The best way to keep your top employees is to know them better than they know themselves. Use this knowledge to create the career of their dreams, and they’ll stick to your company like glue. The new “biz-speak” for this is called Job Sculpting.
The concept of Job Sculpting as defined by career experts, Timothy Butler and James Waldroop, in the Harvard Business Review, is that good people will stay only in jobs that “fit their deeply embedded life interests—that is their long-held emotionally driven passions.”
To adopt this strategy, spend a lot of effort listening to your company stars. For each one of them, try to identify what life interests are dominant with them, and then offer them the assignments that satisfy this interest. It may mean simply adding another assignment to the existing responsibilities, or it may mean switching one set of tasks to another employee. It may even require moving your “star” employee to a different position altogether.

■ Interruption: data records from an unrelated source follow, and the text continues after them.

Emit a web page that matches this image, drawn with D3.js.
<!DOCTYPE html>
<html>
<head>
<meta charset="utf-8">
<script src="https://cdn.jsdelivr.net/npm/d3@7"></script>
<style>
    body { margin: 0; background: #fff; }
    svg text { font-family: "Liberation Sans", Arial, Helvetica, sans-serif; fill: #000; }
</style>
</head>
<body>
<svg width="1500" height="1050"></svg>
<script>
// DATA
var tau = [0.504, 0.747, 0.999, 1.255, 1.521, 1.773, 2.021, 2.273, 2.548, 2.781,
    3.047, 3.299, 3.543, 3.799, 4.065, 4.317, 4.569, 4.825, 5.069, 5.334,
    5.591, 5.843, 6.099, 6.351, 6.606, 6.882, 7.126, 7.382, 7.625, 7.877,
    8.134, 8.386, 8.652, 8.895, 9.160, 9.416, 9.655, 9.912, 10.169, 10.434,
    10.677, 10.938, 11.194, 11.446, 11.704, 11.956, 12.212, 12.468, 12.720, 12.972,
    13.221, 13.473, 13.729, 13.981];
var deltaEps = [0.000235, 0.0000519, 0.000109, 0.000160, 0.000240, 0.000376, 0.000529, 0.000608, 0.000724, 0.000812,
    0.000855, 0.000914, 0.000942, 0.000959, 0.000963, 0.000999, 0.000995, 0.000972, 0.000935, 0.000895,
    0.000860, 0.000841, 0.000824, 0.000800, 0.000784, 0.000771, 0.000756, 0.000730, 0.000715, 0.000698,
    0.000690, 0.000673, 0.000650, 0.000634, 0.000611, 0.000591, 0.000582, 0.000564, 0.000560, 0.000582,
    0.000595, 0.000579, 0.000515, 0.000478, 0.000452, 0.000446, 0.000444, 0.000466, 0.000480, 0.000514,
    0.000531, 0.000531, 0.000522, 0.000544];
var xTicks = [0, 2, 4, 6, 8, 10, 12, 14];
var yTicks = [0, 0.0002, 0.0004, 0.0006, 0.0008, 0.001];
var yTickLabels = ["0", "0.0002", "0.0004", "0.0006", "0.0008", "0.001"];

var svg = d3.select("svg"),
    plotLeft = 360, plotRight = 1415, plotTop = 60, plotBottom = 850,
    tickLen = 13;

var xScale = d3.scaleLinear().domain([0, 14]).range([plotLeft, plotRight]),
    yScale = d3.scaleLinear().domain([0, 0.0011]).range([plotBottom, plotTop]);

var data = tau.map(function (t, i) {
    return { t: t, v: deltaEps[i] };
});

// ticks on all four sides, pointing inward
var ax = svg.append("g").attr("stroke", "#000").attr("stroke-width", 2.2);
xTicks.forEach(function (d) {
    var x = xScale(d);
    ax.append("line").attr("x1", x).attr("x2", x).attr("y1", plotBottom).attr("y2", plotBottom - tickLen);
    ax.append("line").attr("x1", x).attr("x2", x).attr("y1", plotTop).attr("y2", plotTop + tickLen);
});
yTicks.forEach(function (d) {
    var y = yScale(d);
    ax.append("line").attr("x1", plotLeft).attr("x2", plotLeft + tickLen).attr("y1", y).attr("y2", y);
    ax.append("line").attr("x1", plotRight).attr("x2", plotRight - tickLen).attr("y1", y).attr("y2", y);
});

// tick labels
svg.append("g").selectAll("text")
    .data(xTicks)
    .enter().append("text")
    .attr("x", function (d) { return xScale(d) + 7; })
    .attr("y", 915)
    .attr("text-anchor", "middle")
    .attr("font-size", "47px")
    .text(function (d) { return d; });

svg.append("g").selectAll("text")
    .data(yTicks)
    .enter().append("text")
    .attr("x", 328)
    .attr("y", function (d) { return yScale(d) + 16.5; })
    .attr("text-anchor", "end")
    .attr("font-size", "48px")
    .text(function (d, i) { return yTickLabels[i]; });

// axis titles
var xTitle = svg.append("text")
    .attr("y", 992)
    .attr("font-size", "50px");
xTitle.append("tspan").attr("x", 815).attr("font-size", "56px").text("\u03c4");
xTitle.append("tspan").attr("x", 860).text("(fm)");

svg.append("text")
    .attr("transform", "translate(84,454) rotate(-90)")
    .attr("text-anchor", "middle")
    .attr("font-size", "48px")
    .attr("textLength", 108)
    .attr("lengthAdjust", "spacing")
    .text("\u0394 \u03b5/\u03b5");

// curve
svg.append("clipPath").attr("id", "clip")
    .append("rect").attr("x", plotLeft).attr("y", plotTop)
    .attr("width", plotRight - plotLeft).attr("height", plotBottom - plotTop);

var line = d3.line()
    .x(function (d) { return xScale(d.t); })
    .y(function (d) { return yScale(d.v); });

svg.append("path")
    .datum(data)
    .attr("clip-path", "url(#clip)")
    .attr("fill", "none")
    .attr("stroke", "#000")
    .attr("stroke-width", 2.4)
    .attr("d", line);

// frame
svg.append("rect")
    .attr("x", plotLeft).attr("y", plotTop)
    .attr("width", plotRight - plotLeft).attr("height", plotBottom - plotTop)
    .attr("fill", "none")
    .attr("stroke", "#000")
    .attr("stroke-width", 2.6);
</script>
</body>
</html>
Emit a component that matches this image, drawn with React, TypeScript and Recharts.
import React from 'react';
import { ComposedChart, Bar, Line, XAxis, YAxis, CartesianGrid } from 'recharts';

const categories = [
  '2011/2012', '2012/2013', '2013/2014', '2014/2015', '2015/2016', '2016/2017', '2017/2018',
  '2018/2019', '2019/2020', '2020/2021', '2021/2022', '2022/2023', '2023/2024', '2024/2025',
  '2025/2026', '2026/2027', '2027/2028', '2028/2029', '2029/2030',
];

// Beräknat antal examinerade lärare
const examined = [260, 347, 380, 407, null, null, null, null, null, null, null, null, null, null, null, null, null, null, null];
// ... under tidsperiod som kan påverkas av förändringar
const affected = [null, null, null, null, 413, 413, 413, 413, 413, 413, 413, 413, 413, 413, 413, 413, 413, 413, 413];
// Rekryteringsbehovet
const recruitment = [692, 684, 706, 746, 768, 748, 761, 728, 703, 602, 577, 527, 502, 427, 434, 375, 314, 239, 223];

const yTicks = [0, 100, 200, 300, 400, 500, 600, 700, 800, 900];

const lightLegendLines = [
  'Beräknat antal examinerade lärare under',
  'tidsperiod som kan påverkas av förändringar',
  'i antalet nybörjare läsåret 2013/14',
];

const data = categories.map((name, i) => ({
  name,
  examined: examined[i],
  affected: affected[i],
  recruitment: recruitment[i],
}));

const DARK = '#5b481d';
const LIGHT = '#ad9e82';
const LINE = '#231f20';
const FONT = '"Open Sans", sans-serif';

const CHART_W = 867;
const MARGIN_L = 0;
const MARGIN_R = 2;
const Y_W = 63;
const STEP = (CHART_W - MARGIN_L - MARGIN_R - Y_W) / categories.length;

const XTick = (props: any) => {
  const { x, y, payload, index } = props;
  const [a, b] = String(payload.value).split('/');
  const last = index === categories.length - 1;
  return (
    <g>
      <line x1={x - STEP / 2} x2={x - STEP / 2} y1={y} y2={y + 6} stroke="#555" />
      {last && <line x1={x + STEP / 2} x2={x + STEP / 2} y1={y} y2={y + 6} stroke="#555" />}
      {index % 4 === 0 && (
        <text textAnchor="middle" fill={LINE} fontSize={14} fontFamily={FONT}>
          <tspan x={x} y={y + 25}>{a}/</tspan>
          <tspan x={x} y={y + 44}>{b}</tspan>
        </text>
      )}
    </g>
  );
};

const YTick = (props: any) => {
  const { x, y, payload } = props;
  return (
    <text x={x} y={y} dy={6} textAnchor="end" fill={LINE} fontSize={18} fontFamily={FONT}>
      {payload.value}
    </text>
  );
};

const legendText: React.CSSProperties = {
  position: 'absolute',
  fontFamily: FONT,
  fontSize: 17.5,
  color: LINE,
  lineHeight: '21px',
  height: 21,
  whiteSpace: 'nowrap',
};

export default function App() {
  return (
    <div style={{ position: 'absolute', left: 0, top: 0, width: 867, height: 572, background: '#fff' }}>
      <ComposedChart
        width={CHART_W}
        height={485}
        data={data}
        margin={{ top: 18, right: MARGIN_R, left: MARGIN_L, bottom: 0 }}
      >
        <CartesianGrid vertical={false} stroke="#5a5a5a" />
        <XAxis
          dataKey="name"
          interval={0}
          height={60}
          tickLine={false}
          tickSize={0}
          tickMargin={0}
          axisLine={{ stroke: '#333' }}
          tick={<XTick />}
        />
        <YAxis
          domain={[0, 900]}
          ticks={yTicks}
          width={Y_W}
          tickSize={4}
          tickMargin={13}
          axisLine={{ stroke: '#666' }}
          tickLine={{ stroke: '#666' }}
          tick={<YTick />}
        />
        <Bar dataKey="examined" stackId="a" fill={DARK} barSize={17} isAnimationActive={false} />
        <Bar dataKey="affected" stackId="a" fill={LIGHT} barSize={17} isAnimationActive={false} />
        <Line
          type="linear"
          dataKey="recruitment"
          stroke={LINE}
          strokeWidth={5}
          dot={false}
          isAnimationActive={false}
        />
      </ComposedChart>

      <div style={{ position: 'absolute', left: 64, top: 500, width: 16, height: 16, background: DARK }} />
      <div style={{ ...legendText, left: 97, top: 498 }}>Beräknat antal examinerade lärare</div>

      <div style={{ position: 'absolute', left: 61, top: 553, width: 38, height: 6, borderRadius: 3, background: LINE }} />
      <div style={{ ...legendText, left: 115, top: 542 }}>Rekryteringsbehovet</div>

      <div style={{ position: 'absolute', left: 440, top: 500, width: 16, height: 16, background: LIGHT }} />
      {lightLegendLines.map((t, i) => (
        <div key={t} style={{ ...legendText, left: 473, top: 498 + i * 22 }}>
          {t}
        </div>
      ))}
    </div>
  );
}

To learn what kind of interests you’re looking and listening for, use these 8 identifiable areas:
- Application of technology.
- Quantitative analysis ability.
- Theory development and conceptual thinking.
- Creative production.
- Counseling and mentoring.
- Managing people and relationships.
- Enterprise control.
- Influence through language and ideas.
If you have a top employee who has been working in the area of customer service, but lately seems dissatisfied, after talking with him/her you might learn they would rather be dealing with the vendors. Your star might be just the answer you’re looking for to find that latest innovative product that could be added to your stock (conceptual thinking), and employee B would rather interact with the customers. By a simple switch of responsibilities, you have two happy employees that feel they’re now contributing to your business and not just putting in time for a paycheck.
Employees are a company’s greatest asset – they’re your competitive advantage. You want to attract and retain the best; provide them with encouragement, stimulus, and make them feel that they are an integral part of the company’s mission.
Anne M. Mulcahy
It’s always more cost effective for the business, and better for employee morale to keep your existing employees happy with their careers. It takes a toll on your business when you have to fill an empty employee spot with a newcomer who has to be trained in the way your company functions.
Time is money, and time used to train a brand new employee is the highest cost of doing business. However, the time spent by you to find out what will keep your top producers happy to be working for you – is the best investment you can make in your business.